As at the Latest Practicable Date, none of the members of the Group is engaged in any litigation or claims of material importance and no litigation or claims of material importance is known to the Directors or the Company to be pending or threatened by or against any member of the Group.

11. COMPANY SECRETARY AND QUALIFIED ACCOUNTANT

Mr. Vincent Wai Shun Lai is the company secretary and the Director of Legal and Compliance of the Company. Mr. Lai is a qualified solicitor in Hong Kong and is admitted to practice law in the United States of America. Mr. Lai holds a Bachelors of Science degree in economics from the State University of New York at Albany and a Juris Doctor degree from Albany Law School.

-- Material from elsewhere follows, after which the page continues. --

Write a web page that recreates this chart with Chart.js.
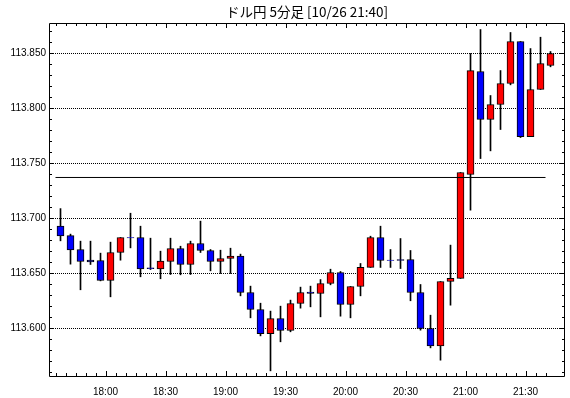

Mr. Eric Kwok Keung Chan, is the Chief Financial Officer and qualified accountant of the Company. Mr. Chan is a fellow of the Association of Chartered Certified Accountants (UK). Mr. Chan is also a member of the Hong Kong Institute of Certified Public Accountants, the Hong Kong Securities Institute and a Certified International Investment Analyst.

12. REGISTERED OFFICE, HEAD OFFICE AND TRANSFER OFFICES

  • (a) The registered office of the Company is situated at Clarendon House, 2 Church Street, Hamilton HM11, Bermuda.

  • (b) The head office and principal place of business of the Company is situated at 5th Floor, Hutchison House, 10 Harcourt Road, Central, Hong Kong.

  • (c) The Company’s principal share registrar is Butterfield Fund Services (Bermuda) Limited, Rosebank Centre, 11 Bermudiana Road, Pembroke, Bermuda.

  • (d) The Company’s branch share registrar is Computershare Hong Kong Investor Services Limited, Shops 1712-1716, 17th Floor, Hopewell Centre, 183 Queen’s Road East, Hong Kong.